8) Vous l’avez rappelé tantôt, l’Etat a décidé de dégager la somme de 33 milliards pour la dépollution de la baie. Avez-vous été contactés  par les nouvelles  autorités ?
Il y a un comité de pilotage, un comité technique au sein duquel les populations sont  représentées par le maire. Mais récemment lorsqu’on l’a rencontré, on a constaté qu’on ne le convoque pas à toutes les réunions. Nous, nous voulons dénoncer cela et montrer que le maire est d’abord notre représentant légitime dans le comité de pilotage du projet, pour qu’en retour qu’il puisse nous rendre compte. Cela va nous permettre de nous  mobiliser et connaître notre place dans le comité. Lorsqu’on a rencontré le ministre, il a bien précisé qu’il va nous mettre nous en tant que communauté d’associations dans le comité  de gestion autour du projet. Et c’est lui qui pilote ce projet. C’est cette assurance qu’il nous a donné, et il a même dit qu’il va venir sur place visiter la baie.

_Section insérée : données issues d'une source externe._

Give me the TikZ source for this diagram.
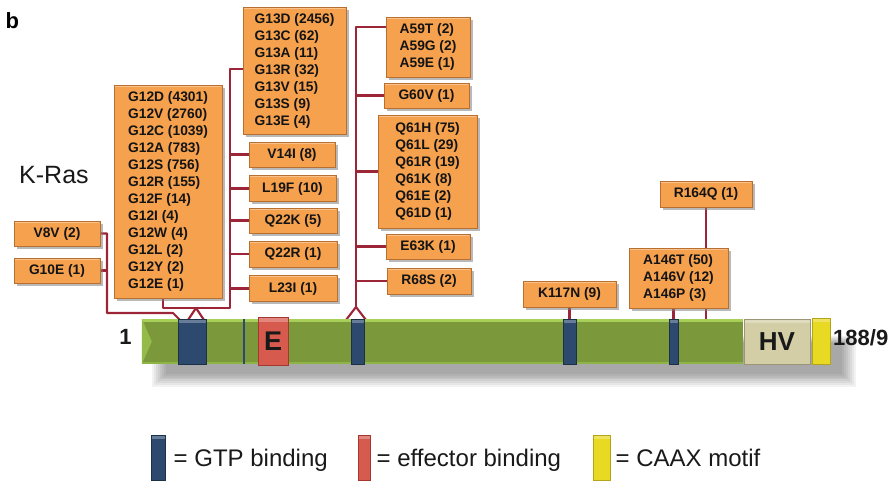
\documentclass[tikz,border=0pt]{standalone}
\usepackage{fontspec}
\setmainfont{Liberation Sans}
\usetikzlibrary{shadows}

\definecolor{mutfill}{HTML}{F6A14D}
\definecolor{mutedge}{HTML}{B87030}
\definecolor{link}{HTML}{9C2537}
\definecolor{gtpblue}{HTML}{2D4A6E}
\definecolor{gtpedge}{HTML}{1C3049}
\definecolor{effred}{HTML}{D65A4E}
\definecolor{effedge}{HTML}{A5372E}
\definecolor{hvtan}{HTML}{D4CEA7}
\definecolor{hvedge}{HTML}{9C9676}
\definecolor{caax}{HTML}{E8D923}
\definecolor{caaxedge}{HTML}{B3A517}
\definecolor{bargreen}{HTML}{7B993B}
\definecolor{barlight}{HTML}{A8CF58}
\definecolor{barbevel}{HTML}{94BA49}

\pgfdeclarelayer{back}
\pgfsetlayers{back,main}

\begin{document}
\begin{tikzpicture}[x=1pt,y=-1pt,
  mut/.style={draw=mutedge, line width=0.7pt, fill=mutfill, inner sep=0pt,
    align=left, text=black!92, font=\bfseries\fontsize{13.8}{17}\selectfont,
    drop shadow={opacity=0.55, shadow xshift=2.5pt, shadow yshift=-2.5pt},
    path picture={\draw[white,opacity=0.35,line width=1.2pt]
      ([xshift=1pt,yshift=-1pt]path picture bounding box.north west) --
      ([xshift=-1pt,yshift=-1pt]path picture bounding box.north east);}},
  conn/.style={draw=link, line width=2.1pt, line join=round},
  gloss/.style={path picture={\fill[white,opacity=0.28]
    (path picture bounding box.north west) rectangle
    ([yshift=-4pt]path picture bounding box.north east);}},
  gtpbox/.style={draw=gtpedge, line width=0.6pt, fill=gtpblue, inner sep=0pt, gloss},
  effbox/.style={draw=effedge, line width=0.6pt, fill=effred, inner sep=0pt, gloss},
  hvbox/.style={draw=hvedge, line width=0.6pt, fill=hvtan, inner sep=0pt, gloss},
  caaxbox/.style={draw=caaxedge, line width=0.6pt, fill=caax, inner sep=0pt, gloss},
  keytext/.style={inner sep=0pt, font=\fontsize{24}{24}\selectfont, text=black!90},
  endlabel/.style={inner sep=0pt, font=\bfseries\fontsize{22}{22}\selectfont, text=black!90}]

\useasboundingbox (0,0) rectangle (893,480);

% panel letter and protein name
\node[inner sep=0pt, anchor=base west, font=\bfseries\fontsize{22}{22}\selectfont] (panel) at (5.5,28) {b};
\node[inner sep=0pt, anchor=base west, font=\fontsize{25}{25}\selectfont, text=black!90] (kras) at (19,183) {K-Ras};

% mutation boxes
\node[mut, minimum width=86pt, minimum height=25pt] (v8v) at (57,233.5) {V8V (2)};
\node[mut, minimum width=86pt, minimum height=25pt] (g10e) at (57,270.5) {G10E (1)};
\node[mut, minimum width=108pt, minimum height=213pt] (g12) at (168,191.5)
  {G12D (4301)\\G12V (2760)\\G12C (1039)\\G12A (783)\\G12S (756)\\G12R (155)\\G12F (14)\\G12I (4)\\G12W (4)\\G12L (2)\\G12Y (2)\\G12E (1)};
\node[mut, minimum width=103pt, minimum height=127pt] (g13) at (294.5,70.5)
  {G13D (2456)\\G13C (62)\\G13A (11)\\G13R (32)\\G13V (15)\\G13S (9)\\G13E (4)};
\node[mut, minimum width=86pt, minimum height=25pt] (v14i) at (292,154.5) {V14I (8)};
\node[mut, minimum width=87pt, minimum height=26pt] (l19f) at (292.5,188.5) {L19F (10)};
\node[mut, minimum width=88pt, minimum height=25pt] (q22k) at (293,220.5) {Q22K (5)};
\node[mut, minimum width=88pt, minimum height=26pt] (q22r) at (293,254) {Q22R (1)};
\node[mut, minimum width=88pt, minimum height=26pt] (l23i) at (293,288.5) {L23I (1)};
\node[mut, minimum width=84pt, minimum height=60pt] (a59) at (428,47)
  {A59T (2)\\A59G (2)\\A59E (1)};
\node[mut, minimum width=85pt, minimum height=25pt] (g60v) at (426.5,95.5) {G60V (1)};
\node[mut, minimum width=99pt, minimum height=113pt] (q61) at (427.5,171.5)
  {Q61H (75)\\Q61L (29)\\Q61R (19)\\Q61K (8)\\Q61E (2)\\Q61D (1)};
\node[mut, minimum width=84pt, minimum height=25pt] (e63k) at (428,246.5) {E63K (1)};
\node[mut, minimum width=84pt, minimum height=26pt] (r68s) at (429,281) {R68S (2)};
\node[mut, minimum width=93pt, minimum height=26pt] (k117n) at (569.5,294) {K117N (9)};
\node[mut, minimum width=99pt, minimum height=60pt] (a146) at (678.5,278)
  {A146T (50)\\A146V (12)\\A146P (3)};
\node[mut, minimum width=92pt, minimum height=26pt] (r164q) at (706,194) {R164Q (1)};

% protein bar and its domains
\node[fill=bargreen, inner sep=0pt, minimum width=601pt, minimum height=45pt] (bar) at (442.5,341.5) {};
\fill[barlight] (bar.north west) rectangle ([yshift=-3pt]bar.north east);
\fill[barbevel] (bar.north west) -- ([xshift=10pt]bar.west) -- (bar.south west) -- cycle;
\fill[barbevel!80!bargreen] (bar.south west) rectangle ([yshift=2pt]bar.south east);

\node[gtpbox, minimum width=28pt, minimum height=45pt] (gtp1) at (192,341.5) {};
\node[fill=gtpblue, inner sep=0pt, minimum width=2pt, minimum height=45pt] (gtpthin) at (244,341.5) {};
\node[effbox, minimum width=30pt, minimum height=48pt, font=\bfseries\fontsize{27}{27}\selectfont, text=black!90] (eff) at (273,341.5) {E};
\node[gtpbox, minimum width=13pt, minimum height=45pt] (gtp2) at (357.5,341.5) {};
\node[gtpbox, minimum width=13pt, minimum height=45pt] (gtp3) at (569.5,341.5) {};
\node[gtpbox, minimum width=9pt, minimum height=45pt] (gtp4) at (673.5,341.5) {};
\node[hvbox, minimum width=66pt, minimum height=45pt, font=\bfseries\fontsize{26}{26}\selectfont, text=black!90] (hv) at (777,341.5) {HV};
\node[caaxbox, minimum width=18pt, minimum height=46pt] (caaxd) at (821,341) {};

\node[endlabel, anchor=base] (nterm) at (125.5,344.5) {1};
\node[endlabel, anchor=base west] (cterm) at (833,345) {188/9};

% junction points of the connector trees
\coordinate (vjoin) at (107,313);
\coordinate (vbend) at (173,313);
\coordinate (leg0) at (180,320);
\coordinate (g12foot) at (163,308);
\coordinate (apexA) at (196,308);
\coordinate (legA1) at (188,320);
\coordinate (legA2) at (204,320);
\coordinate (ltop) at (230,69);
\coordinate (lbot) at (230,308);
\coordinate (rtop) at (356,27);
\coordinate (apexB) at (356,307);
\coordinate (legB1) at (346,320);
\coordinate (legB2) at (366,320);

\begin{pgfonlayer}{back}
  % soft shadow below the protein bar
  \foreach \k in {0,...,7}
    \fill[black,opacity=0.05] ({166-2*\k},{343-\k}) rectangle ({842+2*\k},{374+1.8*\k});

  % codons 8 and 10
  \draw[conn] (v8v.east) -| (vjoin) -- (vbend) -- (leg0);
  \draw[conn] (g10e.east) -- (g10e.east -| vjoin);
  % codons 12 and 13 to 23
  \draw[conn] (g12.south -| g12foot) -- (g12foot) -- (apexA);
  \draw[conn] (ltop -| g13.west) -- (ltop) -- (lbot) -- (apexA);
  \foreach \b in {v14i,l19f,q22k,q22r,l23i}
    \draw[conn] (\b.west -| ltop) -- (\b.west);
  \draw[conn] (legA1) -- (apexA) -- (legA2);
  % codons 59 to 68
  \draw[conn] (rtop -| a59.west) -- (rtop) -- (apexB);
  \foreach \b in {g60v,q61,e63k,r68s}
    \draw[conn] (\b.west -| rtop) -- (\b.west);
  \draw[conn] (legB1) -- (apexB) -- (legB2);
  % codons 117, 146 and 164
  \draw[conn] (k117n.south) -- (k117n.south |- bar.north);
  \draw[conn] (a146.south -| gtp4.north) -- (gtp4.north);
  \draw[conn] (r164q.south) -- (r164q.south |- bar.north);
\end{pgfonlayer}

% legend
\node[gtpbox, minimum width=14pt, minimum height=45pt] (keygtp) at (158,457.5) {};
\node[keytext, anchor=base west] (keygtptxt) at (173.5,466.5) {= GTP binding};
\node[effbox, minimum width=12pt, minimum height=45pt] (keyeff) at (364,457.5) {};
\node[keytext, anchor=base west] (keyefftxt) at (376.5,466.5) {= effector binding};
\node[caaxbox, minimum width=17pt, minimum height=45pt] (keycaax) at (601.5,457.5) {};
\node[keytext, anchor=base west] (keycaaxtxt) at (615.5,466.5) {= CAAX motif};

\end{tikzpicture}
\end{document}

Donc nous pensons que les choses vont mieux évoluer ; et il a fallu que l’on bouge pour que les choses commencent à évoluer parce que le comité de pilotage existe depuis 2010.
9) Quel message lancez-vous ?
D’abord un message pour les autorités qui doivent prendre conscience que la question  des problèmes liés à la baie de Hann n’est pas seulement locale,  mais en réalité, elle est globale pour ce concerne des problèmes liés à l’environnement. C’est nous qui vivons les conséquences immédiates, mais  à long terme elles  impacteront négativement sur l’ensemble de la  population sénégalaise. Malheureusement, nous n’avons pas la culture de la prévention e t d’anticipation au Sénégal.
Ensuite, il y a le Code l’environnement qui doit être appliqué. Les populations doivent aujourd’hui s’approprier ce code, et prendre en charge leurs problèmes et défendre leur droit. Et je pense que nous allons dans cette perspective.
Pour la population, nous ne devons jamais cesser de les  sensibiliser sur les questions de l’environnement et ceci dès le bas âge. Nous, nous l’avons tellement bien compris que nous allons dans les écoles, pour y jouer  des pièces de théâtre, et  y encadrer les élèves. Sur ce plan, on est prêt et ce sont les autorités qui doivent jouer le jeu pour qu’il ait une synergie globale autour  de la baie de Hann en particulier  et des questions environnementales en général.